--- Begin Dataset records ---

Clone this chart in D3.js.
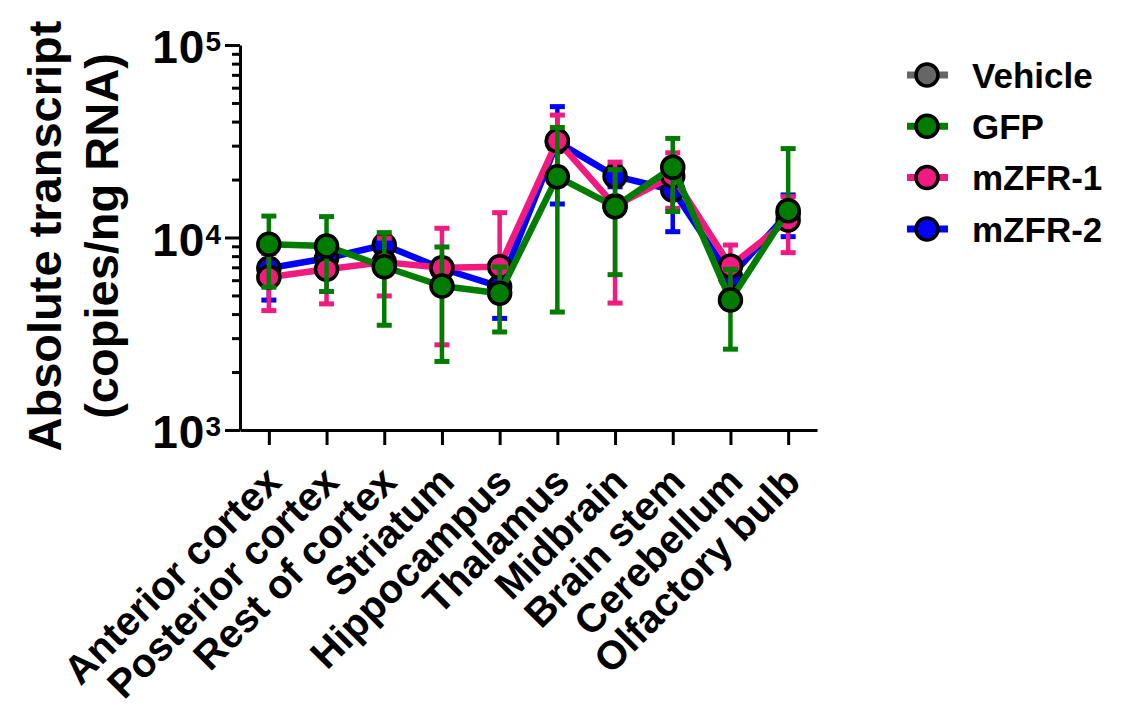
<!DOCTYPE html>
<html>
<head>
<meta charset="utf-8">
<script src="https://cdn.jsdelivr.net/npm/d3@7"></script>
<style>
  body { margin: 0; background: #fff; }
  text { font-family: Arial, "Liberation Sans", sans-serif; font-weight: bold; }
</style>
</head>
<body>
<div id="chart"></div>
<script>
// categories (brain regions)
const regions = ["Anterior cortex", "Posterior cortex", "Rest of cortex", "Striatum", "Hippocampus",
  "Thalamus", "Midbrain", "Brain stem", "Cerebellum", "Olfactory bulb"];

const groupNames = ["Vehicle", "GFP", "mZFR-1", "mZFR-2"];

// means and SD (copies/ng RNA)
const vehicleMean = [null, null, null, null, null, null, null, null, null, null];
const vehicleSD   = [null, null, null, null, null, null, null, null, null, null];
const gfpMean  = [9220, 9040, 7050, 5600, 5130, 20700, 14460, 23180, 4730, 13760];
const gfpSD    = [3700, 3800, 3550, 3330, 1900, 16600, 8050, 9540, 2100, 15200];
const zfr1Mean = [6210, 6840, 7450, 6970, 7050, 31840, 14600, 20860, 7110, 12320];
const zfr1SD   = [2040, 2320, 2480, 4200, 6410, 11410, 10035, 6680, 2030, 3980];
const zfr2Mean = [6920, 7800, 9140, 6900, 5550, 31390, 20840, 17650, 6250, 13370];
const zfr2SD   = [2190, 1200, 1000, 800, 1750, 16460, 2500, 6930, 500, 3270];

const yMajor = [1e3, 1e4, 1e5];

const colors = { "Vehicle": "#666666", "GFP": "#007d00", "mZFR-1": "#f2197f", "mZFR-2": "#0000ff" };

const series = [
  { name: "Vehicle", mean: vehicleMean, sd: vehicleSD },
  { name: "GFP", mean: gfpMean, sd: gfpSD },
  { name: "mZFR-1", mean: zfr1Mean, sd: zfr1SD },
  { name: "mZFR-2", mean: zfr2Mean, sd: zfr2SD }
];
// drawing order: blue under pink under green
const drawOrder = ["Vehicle", "mZFR-2", "mZFR-1", "GFP"];

const width = 1125, height = 711;
const svg = d3.select("#chart").append("svg")
  .attr("width", width).attr("height", height);

const x = d3.scalePoint().domain(regions).range([240, 817]).padding(0.5);
const y = d3.scaleLog().domain([1e3, 1e5]).range([430, 45]);

// minor ticks
const minorVals = [];
[1e3, 1e4].forEach(b => { for (let k = 2; k <= 9; k++) minorVals.push(b * k); });

svg.append("g")
  .attr("transform", "translate(240,0)")
  .call(d3.axisLeft(y).tickValues(minorVals).tickSize(8).tickSizeOuter(0).tickFormat(""))
  .call(g => g.select(".domain").remove())
  .call(g => g.selectAll("line").attr("stroke-width", 3));

const yAxisG = svg.append("g")
  .attr("transform", "translate(240,0)")
  .call(d3.axisLeft(y).tickValues(yMajor).tickSize(15).tickSizeOuter(0).tickPadding(3));
yAxisG.select(".domain").attr("stroke-width", 3);
yAxisG.selectAll("line").attr("stroke-width", 3);
yAxisG.selectAll(".tick text")
  .attr("font-size", 46).attr("fill", "#000").attr("dy", "0.39em")
  .attr("letter-spacing", 1)
  .text(null)
  .each(function(d) {
    const t = d3.select(this);
    t.append("tspan").text("10");
    t.append("tspan").attr("font-size", 28).attr("dy", -12).text(Math.round(Math.log10(d)));
  });

const xAxisG = svg.append("g")
  .attr("transform", "translate(0,430)")
  .call(d3.axisBottom(x).tickSize(15).tickSizeOuter(0));
xAxisG.select(".domain").attr("stroke-width", 3);
xAxisG.selectAll("line").attr("stroke-width", 3);
xAxisG.selectAll(".tick text")
  .attr("font-size", 40).attr("fill", "#000")
  .attr("text-anchor", "end")
  .attr("y", 0).attr("dy", "0.35em")
  .attr("transform", "translate(4,44) rotate(-45)");

// y title
const title = svg.append("text")
  .attr("transform", "translate(0,236) rotate(-90)")
  .attr("text-anchor", "middle").attr("font-size", 47);
title.append("tspan").attr("x", 0).attr("y", 61).text("Absolute transcript");
title.append("tspan").attr("x", 0).attr("y", 118).text("(copies/ng RNA)");

// plot series
drawOrder.forEach(name => {
  const s = series.find(d => d.name === name);
  const c = colors[name];
  const pts = regions.map((r, i) => ({ r, m: s.mean[i], sd: s.sd[i] })).filter(p => p.m != null);
  const g = svg.append("g");

  // error bars (lower half left out when it falls below the axis)
  pts.forEach(p => {
    const cx = x(p.r);
    const hi = p.m + p.sd, lo = p.m - p.sd;
    g.append("line").attr("x1", cx).attr("x2", cx)
      .attr("y1", y(p.m)).attr("y2", y(hi)).attr("stroke", c).attr("stroke-width", 4.5);
    g.append("line").attr("x1", cx - 7.5).attr("x2", cx + 7.5)
      .attr("y1", y(hi)).attr("y2", y(hi)).attr("stroke", c).attr("stroke-width", 5);
    if (lo >= 1e3) {
      g.append("line").attr("x1", cx).attr("x2", cx)
        .attr("y1", y(p.m)).attr("y2", y(lo)).attr("stroke", c).attr("stroke-width", 4.5);
      g.append("line").attr("x1", cx - 7.5).attr("x2", cx + 7.5)
        .attr("y1", y(lo)).attr("y2", y(lo)).attr("stroke", c).attr("stroke-width", 5);
    }
  });

  g.append("path").datum(pts)
    .attr("fill", "none").attr("stroke", c).attr("stroke-width", 6.5)
    .attr("stroke-linejoin", "round")
    .attr("d", d3.line().x(p => x(p.r)).y(p => y(p.m)));

  g.selectAll("circle").data(pts).join("circle")
    .attr("cx", p => x(p.r)).attr("cy", p => y(p.m)).attr("r", 11)
    .attr("fill", c).attr("stroke", "#000").attr("stroke-width", 3.5);
});

// legend
const leg = svg.append("g");
groupNames.forEach((name, i) => {
  const cy = 75 + i * 51.3;
  leg.append("line").attr("x1", 907).attr("x2", 948).attr("y1", cy).attr("y2", cy)
    .attr("stroke", colors[name]).attr("stroke-width", 7);
  leg.append("circle").attr("cx", 927).attr("cy", cy).attr("r", 11)
    .attr("fill", colors[name]).attr("stroke", "#000").attr("stroke-width", 3.5);
  leg.append("text").attr("x", 972).attr("y", cy).attr("dy", "0.36em")
    .attr("font-size", 35).text(name);
});
</script>
</body>
</html>
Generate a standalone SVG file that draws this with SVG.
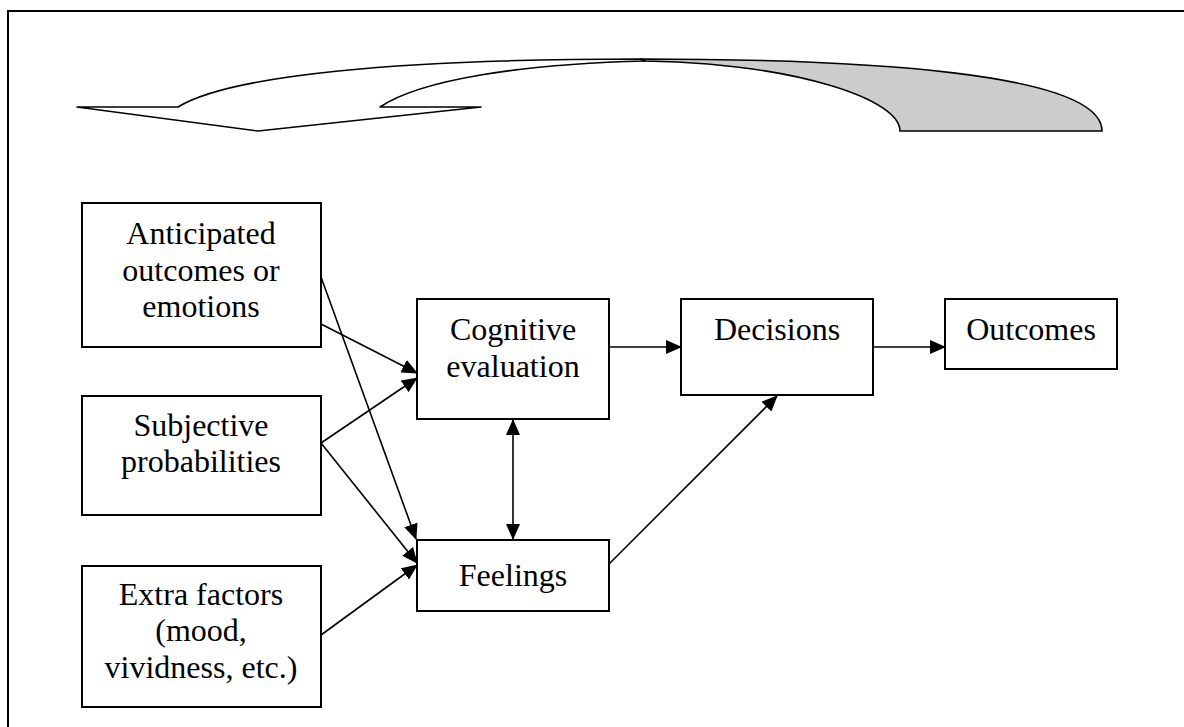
<svg xmlns="http://www.w3.org/2000/svg" width="1184" height="727" viewBox="0 0 1184 727">
<style>
.box{fill:#fff;stroke:#000;stroke-width:2}
.t{font-size:32px;fill:#000;text-anchor:middle}
.c{fill:none;stroke:#000;stroke-width:1.6}
</style>
<defs>
<marker id="ah" markerUnits="userSpaceOnUse" markerWidth="16" markerHeight="14" refX="15" refY="7" orient="auto-start-reverse">
<path d="M0,0 L16,7 L0,14 Z" fill="#000"/>
</marker>
</defs>
<rect x="8" y="11" width="1200" height="800" fill="#fff" stroke="#000" stroke-width="2"/>
<g id="curved-arrow">
<path d="M640,59 C860,59 1102,72 1102,131 L900,131 C900,100 800,64 645,61 Z" fill="#ccc" stroke="#000" stroke-width="1.6"/>
<path d="M77,107 L178,107 C230,75 400,59 640,59 L645,61 C520,64 420,80 380,107 L481,107 L258,131 Z" fill="#fff" stroke="#000" stroke-width="1.6" stroke-linejoin="round"/>
</g>
<g id="connectors">
<line class="c" x1="321" y1="324" x2="417" y2="373" marker-end="url(#ah)"/>
<line class="c" x1="321" y1="277" x2="416" y2="539" marker-end="url(#ah)"/>
<line class="c" x1="321" y1="443" x2="417" y2="378" marker-end="url(#ah)"/>
<line class="c" x1="321" y1="443" x2="417" y2="563" marker-end="url(#ah)"/>
<line class="c" x1="321" y1="635" x2="417" y2="565" marker-end="url(#ah)"/>
<line class="c" x1="609" y1="347" x2="681" y2="347" marker-end="url(#ah)"/>
<line class="c" x1="513" y1="420" x2="513" y2="539" marker-start="url(#ah)" marker-end="url(#ah)"/>
<line class="c" x1="609" y1="564" x2="777" y2="396" marker-end="url(#ah)"/>
<line class="c" x1="873" y1="347" x2="945" y2="347" marker-end="url(#ah)"/>
</g>
<g font-family="Liberation Serif, Times New Roman, DejaVu Serif, serif">
<g id="anticipated">
<rect class="box" x="82" y="203" width="239" height="144"/>
<text class="t" x="201" y="244">Anticipated</text>
<text class="t" x="201" y="281">outcomes or</text>
<text class="t" x="201" y="317">emotions</text>
</g>
<g id="subjective">
<rect class="box" x="82" y="396" width="239" height="119"/>
<text class="t" x="201" y="436">Subjective</text>
<text class="t" x="201" y="472">probabilities</text>
</g>
<g id="extra">
<rect class="box" x="82" y="566" width="239" height="141"/>
<text class="t" x="201" y="605">Extra factors</text>
<text class="t" x="201" y="641">(mood,</text>
<text class="t" x="201" y="678">vividness, etc.)</text>
</g>
<g id="cognitive">
<rect class="box" x="417" y="299" width="192" height="120"/>
<text class="t" x="513" y="340">Cognitive</text>
<text class="t" x="513" y="377">evaluation</text>
</g>
<g id="feelings">
<rect class="box" x="417" y="540" width="192" height="71"/>
<text class="t" x="513" y="586">Feelings</text>
</g>
<g id="decisions">
<rect class="box" x="681" y="299" width="192" height="96"/>
<text class="t" x="777" y="340">Decisions</text>
</g>
<g id="outcomes">
<rect class="box" x="945" y="299" width="172" height="70"/>
<text class="t" x="1031" y="340">Outcomes</text>
</g>
</g>
</svg>
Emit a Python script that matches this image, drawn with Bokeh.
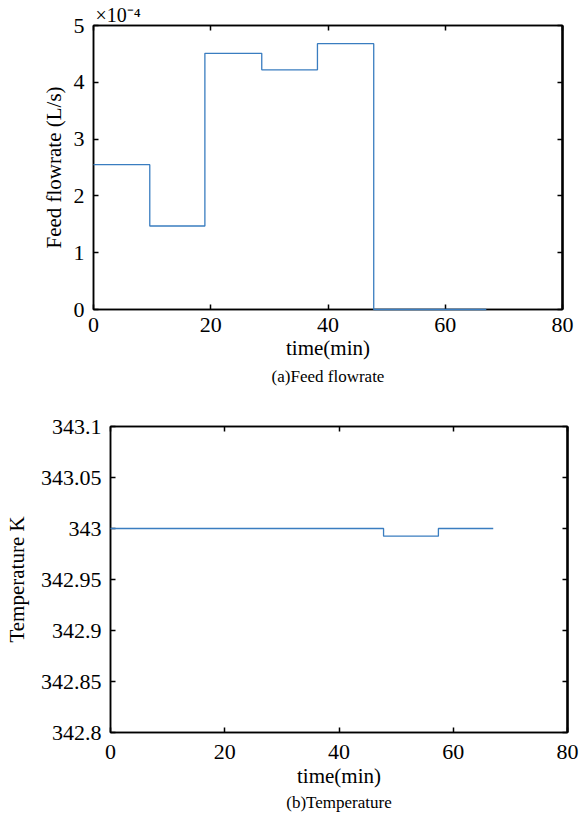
from bokeh.plotting import figure
from bokeh.models import LinearAxis, FixedTicker, CustomJSTickFormatter, Range1d, Title
from bokeh.embed import file_html
from bokeh.resources import INLINE

# ---- data ----
time_edges = [0, 9.6, 19.0, 28.7, 38.2, 47.8, 57.4, 67.0]          # min
feed_flowrate = [2.55e-4, 1.47e-4, 4.51e-4, 4.22e-4, 4.68e-4, 0.0, 0.0]  # L/s
temperature = [343.0, 343.0, 343.0, 343.0, 343.0, 342.9925, 343.0]      # K
x_ticks = [0, 20, 40, 60, 80]
flow_ticks = [0, 1e-4, 2e-4, 3e-4, 4e-4, 5e-4]
temp_ticks = [342.8, 342.85, 342.9, 342.95, 343.0, 343.05, 343.1]

FONT = "Liberation Serif"
LINE = "#3a7dc0"
TICK_FS = "22px"
LABEL_FS = "21px"
CAP_FS = "17px"

blank_fmt = CustomJSTickFormatter(code="return '';")


def style_axis(ax, show_labels=True):
    ax.major_tick_in = 5
    ax.major_tick_out = 0
    ax.minor_tick_line_color = None
    ax.major_tick_line_color = "black"
    ax.major_tick_line_width = 1.5
    ax.axis_line_color = "black"
    ax.axis_line_width = 1.5
    ax.major_label_text_font = FONT
    ax.major_label_text_font_size = TICK_FS
    ax.major_label_text_color = "black"
    ax.axis_label_text_font = FONT
    ax.axis_label_text_font_size = LABEL_FS
    ax.axis_label_text_font_style = "normal"
    ax.axis_label_text_color = "black"
    if not show_labels:
        ax.formatter = blank_fmt
        ax.major_label_standoff = 0
        ax.major_label_text_font_size = "1px"


def make_fig(fw, fh, left, right, top, bottom, x_end, y_start, y_end,
             yticks, yfmt, ylabel, caption, ylab_standoff,
             xtick_standoff, xlab_standoff, cap_standoff):
    p = figure(frame_width=fw, frame_height=fh,
               min_border_left=left, min_border_right=right,
               min_border_top=top, min_border_bottom=bottom,
               x_range=Range1d(0, x_end), y_range=Range1d(y_start, y_end),
               output_backend="svg", toolbar_location=None,
               title=caption, title_location="below")
    p.title.align = "center"
    p.title.text_font = FONT
    p.title.text_font_size = CAP_FS
    p.title.text_font_style = "normal"
    p.title.text_color = "black"
    p.title.standoff = cap_standoff
    p.grid.visible = False
    p.outline_line_color = "black"
    p.outline_line_width = 1.5
    p.background_fill_color = "white"
    p.border_fill_color = "white"

    p.xaxis.ticker = FixedTicker(ticks=x_ticks)
    p.xaxis.axis_label = "time(min)"
    p.xaxis.axis_label_standoff = xlab_standoff
    p.xaxis.major_label_standoff = xtick_standoff
    p.yaxis.ticker = FixedTicker(ticks=yticks)
    p.yaxis.formatter = yfmt
    p.yaxis.axis_label = ylabel
    p.yaxis.major_label_standoff = 9
    p.yaxis.axis_label_standoff = ylab_standoff
    for ax in p.xaxis + p.yaxis:
        style_axis(ax)

    top_ax = LinearAxis(ticker=FixedTicker(ticks=x_ticks))
    right_ax = LinearAxis(ticker=FixedTicker(ticks=yticks))
    style_axis(top_ax, show_labels=False)
    style_axis(right_ax, show_labels=False)
    right_ax.axis_line_width = 2.5
    p.add_layout(top_ax, "above")
    p.add_layout(right_ax, "right")
    return p


flow_fmt = CustomJSTickFormatter(code="return String(Math.round(tick * 1e4));")
temp_fmt = CustomJSTickFormatter(code="return String(parseFloat(tick.toFixed(2)));")

p1 = make_fig(469, 284, 93, 19, 25, 101, 80, 0, 5e-4, flow_ticks, flow_fmt,
              "Feed flowrate (L/s)", "(a)Feed flowrate", 5, 8, 1, 5)
r1 = p1.step(x=time_edges, y=feed_flowrate + [feed_flowrate[-1]], mode="after",
             line_color=LINE, line_width=1.3)
r1.level = "overlay"
p1.add_layout(Title(text="×10⁻⁴", align="left", offset=2, standoff=0,
                    text_font=FONT, text_font_size="20px",
                    text_font_style="normal", text_color="black"), "above")

p2 = make_fig(457, 306, 110, 14, 16, 90, 80, 342.8, 343.1, temp_ticks, temp_fmt,
              "Temperature K", "(b)Temperature", 9, 12, 2, 0)
r2 = p2.step(x=time_edges, y=temperature + [temperature[-1]], mode="after",
             line_color=LINE, line_width=1.3)
r2.level = "overlay"

open("out.html", "w").write(file_html([p1, p2], INLINE))
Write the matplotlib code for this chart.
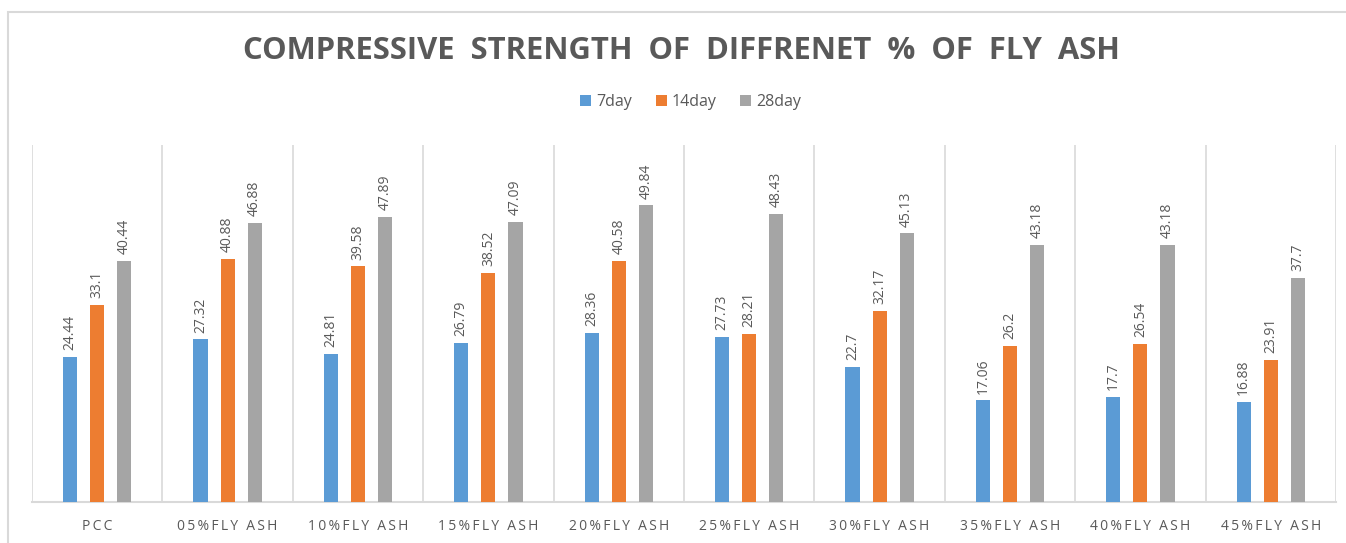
import numpy as np
import matplotlib.pyplot as plt
from matplotlib.patches import Rectangle

categories = ["PCC", "05%FLY ASH", "10%FLY ASH", "15%FLY ASH", "20%FLY ASH",
              "25%FLY ASH", "30%FLY ASH", "35%FLY ASH", "40%FLY ASH", "45%FLY ASH"]
day7 = [24.44, 27.32, 24.81, 26.79, 28.36, 27.73, 22.7, 17.06, 17.7, 16.88]
day14 = [33.1, 40.88, 39.58, 38.52, 40.58, 28.21, 32.17, 26.2, 26.54, 23.91]
day28 = [40.44, 46.88, 47.89, 47.09, 49.84, 48.43, 45.13, 43.18, 43.18, 37.7]
series_names = ["7day", "14day", "28day"]
colors = ["#5b9bd5", "#ed7d31", "#a5a5a5"]

txt = "#595959"
plt.rcParams['font.family'] = ['Open Sans', 'DejaVu Sans']


def spaced(s, sep="\u2009"):
    return sep.join(s)


fig = plt.figure(figsize=(13.46, 5.43), dpi=100)
# outer chart border
fig.patches.append(Rectangle((8 / 1346, -0.05), 1.2, 1 - 12 / 543 + 0.05,
                             transform=fig.transFigure, fill=False,
                             edgecolor="#d9d9d9", linewidth=1.5))

ax = fig.add_axes([32 / 1346, 1 - 502 / 543, (1336 - 32) / 1346, (502 - 145) / 543])
x = np.arange(len(categories))
step = 0.208
w = 0.108
for i, (vals, name) in enumerate(zip([day7, day14, day28], series_names)):
    pos = x + (i - 1) * step
    bars = ax.bar(pos, vals, width=w, color=colors[i], label=name, zorder=3)
    for xp, v in zip(pos, vals):
        ax.annotate(f"{v:g}", (xp, v), xytext=(0, 5), textcoords="offset points",
                    rotation=90, ha="center", va="bottom", fontsize=10, color=txt)

ax.set_xlim(-0.5, len(categories) - 0.5)
ax.set_ylim(0, 60)
ax.set_yticks([])
ax.set_xticks(x)
ax.set_xticklabels([spaced(c) for c in categories], fontsize=10, color=txt)
ax.tick_params(axis="x", length=0, pad=12)
for b in np.arange(len(categories) + 1) - 0.5:
    ax.axvline(b, color="#d9d9d9", linewidth=1.2, zorder=1)
for s in ["top", "left", "right"]:
    ax.spines[s].set_visible(False)
ax.spines["bottom"].set_color("#d9d9d9")
ax.spines["bottom"].set_linewidth(1.5)

fig.text(0.506, 1 - 51 / 543, "COMPRESSIVE  STRENGTH  OF  DIFFRENET  %  OF  FLY  ASH",
         ha="center", va="center", fontsize=22.3, fontweight="bold", color=txt)
fig.legend(loc="center", bbox_to_anchor=(0.513, 1 - 102 / 543), ncol=3, frameon=False,
           fontsize=11.5, handlelength=0.7, handleheight=0.7, handletextpad=0.3,
           columnspacing=1.5, labelcolor=txt)

fig.savefig("out.png", dpi=100)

--- End Dataset records ---

◆ Description of the task: Using the entries above, repeat exactly the lines from the one with "Write the matplotlib code for this chart." to the one with "from matplotlib.patches import Rectangle", both included, and leave the pictures behind.

◆ The completed task:
Write the matplotlib code for this chart.
import numpy as np
import matplotlib.pyplot as plt
from matplotlib.patches import Rectangle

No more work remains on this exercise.